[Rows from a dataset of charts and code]
· · · · · · ·
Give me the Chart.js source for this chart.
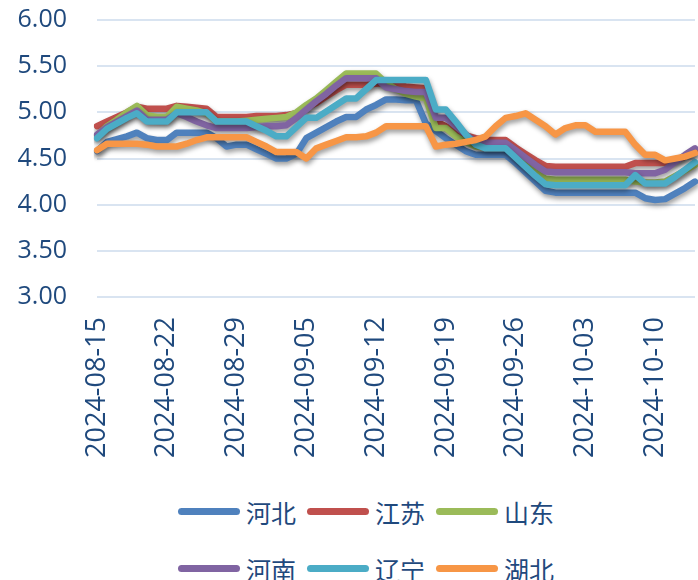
<!DOCTYPE html>
<html>
<head>
<meta charset="utf-8">
<script src="https://cdn.jsdelivr.net/npm/chart.js@4.4.1/dist/chart.umd.min.js"></script>
<style>
  html, body { margin: 0; padding: 0; background: #fff; }
  #wrap { position: relative; width: 698px; height: 580px; overflow: hidden; }
  #chart { position: absolute; left: 0; top: 0; }
  #legend { position: absolute; left: 178px; top: 483px; width: 420px; }
  .row { display: flex; height: 57px; align-items: center; }
  .item { display: flex; align-items: center; width: 129px; }
  .swatch { width: 62px; height: 7px; border-radius: 4px; margin-right: 6px; }
  .name { font-family: "Noto Sans CJK SC", sans-serif; font-size: 25px; color: #1F497D; }
</style>
</head>
<body>
<div id="wrap">
  <canvas id="chart" width="698" height="480"></canvas>
  <div id="legend"></div>
</div>
<script>
/* Regional price lines */

const dates = [
  "2024-08-15","2024-08-16","2024-08-17","2024-08-18","2024-08-19","2024-08-20","2024-08-21",
  "2024-08-22","2024-08-23","2024-08-24","2024-08-25","2024-08-26","2024-08-27","2024-08-28",
  "2024-08-29","2024-08-30","2024-08-31","2024-09-01","2024-09-02","2024-09-03","2024-09-04",
  "2024-09-05","2024-09-06","2024-09-07","2024-09-08","2024-09-09","2024-09-10","2024-09-11",
  "2024-09-12","2024-09-13","2024-09-14","2024-09-15","2024-09-16","2024-09-17","2024-09-18",
  "2024-09-19","2024-09-20","2024-09-21","2024-09-22","2024-09-23","2024-09-24","2024-09-25",
  "2024-09-26","2024-09-27","2024-09-28","2024-09-29","2024-09-30","2024-10-01","2024-10-02",
  "2024-10-03","2024-10-04","2024-10-05","2024-10-06","2024-10-07","2024-10-08","2024-10-09",
  "2024-10-10","2024-10-11","2024-10-12","2024-10-13","2024-10-14"
];

const hebei = [4.58,4.68,4.71,4.74,4.78,4.72,4.70,4.70,4.78,4.78,4.78,4.78,
  4.72,4.63,4.65,4.65,4.60,4.55,4.50,4.50,4.55,
  4.72,4.78,4.84,4.90,4.95,4.95,5.03,5.08,5.14,5.14,5.13,5.13,
  4.88,4.80,4.72,4.65,4.58,4.54,4.54,4.54,4.54,4.45,4.35,4.25,4.15,
  4.13,4.13,4.13,4.13,4.13,4.13,4.13,4.13,4.13,
  4.07,4.05,4.06,4.12,4.18,4.25];

const jiangsu = [4.85,4.90,4.95,5.00,5.06,5.04,5.04,5.04,5.07,5.06,5.05,5.04,
  4.95,4.95,4.95,4.95,4.96,4.96,4.96,4.97,4.99,
  5.05,5.10,5.17,5.24,5.30,5.30,5.30,5.31,5.32,5.30,5.28,5.27,5.26,
  4.90,4.85,4.80,4.75,4.72,4.70,4.70,4.70,4.62,4.55,4.48,4.42,
  4.41,4.41,4.41,4.41,4.41,4.41,4.41,4.41,
  4.45,4.45,4.45,4.45,4.48,4.52,4.57];

const shandong = [4.75,4.85,4.92,5.00,5.07,4.97,4.95,4.95,5.06,5.04,5.02,4.99,
  4.90,4.90,4.90,4.91,4.92,4.93,4.94,4.95,5.00,
  5.08,5.15,5.24,5.33,5.42,5.42,5.42,5.42,5.32,5.25,5.20,5.17,5.15,
  4.83,4.83,4.74,4.68,4.63,4.62,4.62,4.62,4.52,4.43,4.35,4.28,
  4.27,4.27,4.27,4.27,4.27,4.27,4.27,4.27,
  4.25,4.24,4.24,4.25,4.31,4.37,4.43];

const henan = [4.76,4.84,4.90,4.96,5.02,4.92,4.92,4.92,4.99,4.95,4.90,4.86,
  4.83,4.83,4.83,4.83,4.84,4.85,4.85,4.86,4.94,
  5.03,5.12,5.20,5.29,5.37,5.37,5.37,5.37,5.27,5.25,5.23,5.22,5.22,
  4.94,4.94,4.85,4.76,4.68,4.67,4.67,4.67,4.59,4.51,4.43,4.36,
  4.35,4.35,4.35,4.35,4.35,4.35,4.35,4.35,
  4.34,4.34,4.34,4.38,4.46,4.54,4.61];

const liaoning = [4.72,4.82,4.88,4.94,4.99,4.90,4.90,4.90,5.00,5.00,5.00,5.00,
  4.90,4.90,4.90,4.90,4.85,4.80,4.74,4.74,4.84,
  4.94,4.94,5.01,5.08,5.15,5.15,5.25,5.35,5.35,5.35,5.35,5.35,5.35,
  5.03,5.03,4.90,4.76,4.65,4.61,4.61,4.61,4.51,4.41,4.31,4.22,
  4.21,4.21,4.21,4.21,4.21,4.21,4.21,4.21,
  4.32,4.23,4.23,4.23,4.30,4.38,4.46];

const hubei = [4.59,4.66,4.66,4.66,4.66,4.65,4.63,4.63,4.63,4.66,4.70,4.73,
  4.73,4.73,4.73,4.73,4.68,4.63,4.57,4.57,4.57,
  4.50,4.61,4.65,4.69,4.73,4.73,4.74,4.78,4.85,4.85,4.85,4.85,4.85,
  4.63,4.65,4.66,4.68,4.70,4.74,4.85,4.94,4.96,4.99,4.92,4.85,
  4.76,4.83,4.86,4.86,4.79,4.79,4.79,4.79,
  4.65,4.54,4.54,4.48,4.50,4.52,4.56];

const seriesNames = ["河北", "江苏", "山东", "河南", "辽宁", "湖北"];
const seriesValues = [hebei, jiangsu, shandong, henan, liaoning, hubei];
const seriesColors = ["#4F81BD", "#C0504D", "#9BBB59", "#8064A2", "#4BACC6", "#F79646"];

const yTicks = [3.0, 3.5, 4.0, 4.5, 5.0, 5.5, 6.0];

const textColor = "#1F497D";

// soft drop shadow under the lines, like the spreadsheet original
const lineShadow = {
  id: "lineShadow",
  beforeDatasetsDraw(chart) {
    const c = chart.ctx;
    c.save();
    c.shadowColor = "rgba(0,0,0,0.4)";
    c.shadowBlur = 5;
    c.shadowOffsetX = 1;
    c.shadowOffsetY = 3;
  },
  afterDatasetsDraw(chart) {
    chart.ctx.restore();
  }
};

new Chart(document.getElementById("chart"), {

  type: "line",

  data: {
    labels: dates,
    datasets: seriesNames.map((name, i) => ({
      label: name,
      data: seriesValues[i],
      borderColor: seriesColors[i],
      backgroundColor: seriesColors[i],
      borderWidth: 6.5,
      borderJoinStyle: "round",
      borderCapStyle: "round",
      pointRadius: 0,
      tension: 0,
      order: seriesNames.length - i
    }))
  },

  options: {
    responsive: false,
    animation: false,
    layout: { padding: { top: 20, right: 3, left: 0, bottom: 0 } },
    plugins: {
      legend: { display: false },
      tooltip: { enabled: false }
    },
    scales: {
      x: {
        grid: { display: false, drawTicks: false },
        border: { display: false },
        ticks: {
          autoSkip: false,
          minRotation: 90,
          maxRotation: 90,
          padding: 20,
          color: textColor,
          font: { family: "'Open Sans', sans-serif", size: 27 },
          callback: (v, i) => (i % 7 === 0 ? dates[i] : "")
        },
        afterFit(scale) {
          scale.height = 183;
          scale.paddingLeft = 0;
          scale.paddingRight = 0;
        }
      },
      y: {
        min: 3,
        max: 6,
        grid: { color: "#D9E4F1", lineWidth: 2, drawTicks: false },
        border: { display: false },
        afterBuildTicks(scale) {
          scale.ticks = yTicks.map(v => ({ value: v }));
        },
        ticks: {
          padding: 30,
          color: textColor,
          font: { family: "'Open Sans', sans-serif", size: 25 },
          callback: v => Number(v).toFixed(2)
        },
        afterFit(scale) {
          scale.width = 97;
          scale.paddingTop = 0;
          scale.paddingBottom = 0;
        }
      }
    }
  },

  plugins: [lineShadow]

});

// legend: two rows of three, as in the original
const legendBox = document.getElementById("legend");
for (let r = 0; r < 2; r++) {
  const row = document.createElement("div");
  row.className = "row";
  for (let k = 0; k < 3; k++) {
    const i = r * 3 + k;
    const item = document.createElement("div");
    item.className = "item";
    const sw = document.createElement("div");
    sw.className = "swatch";
    sw.style.background = seriesColors[i];
    const nm = document.createElement("span");
    nm.className = "name";
    nm.textContent = seriesNames[i];
    item.appendChild(sw);
    item.appendChild(nm);
    row.appendChild(item);
  }
  legendBox.appendChild(row);
}
</script>
</body>
</html>
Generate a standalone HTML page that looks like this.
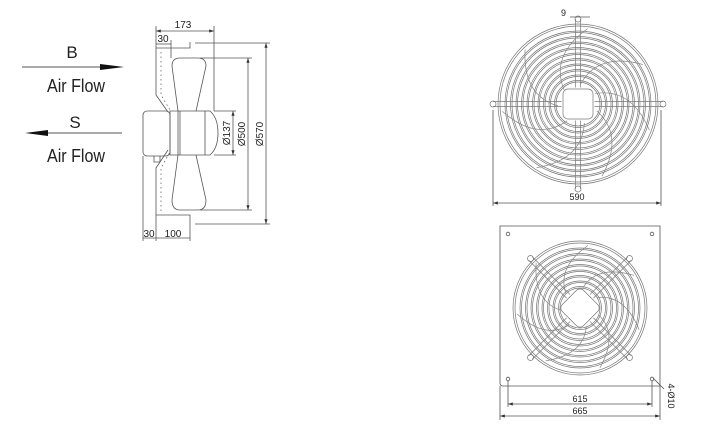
· · · · · · ·
* Your goal
From the entries, report each line that includes the word "like".

* Correct answer
// soft drop shadow under the lines, like the spreadsheet original
Generate a standalone HTML page that looks like this.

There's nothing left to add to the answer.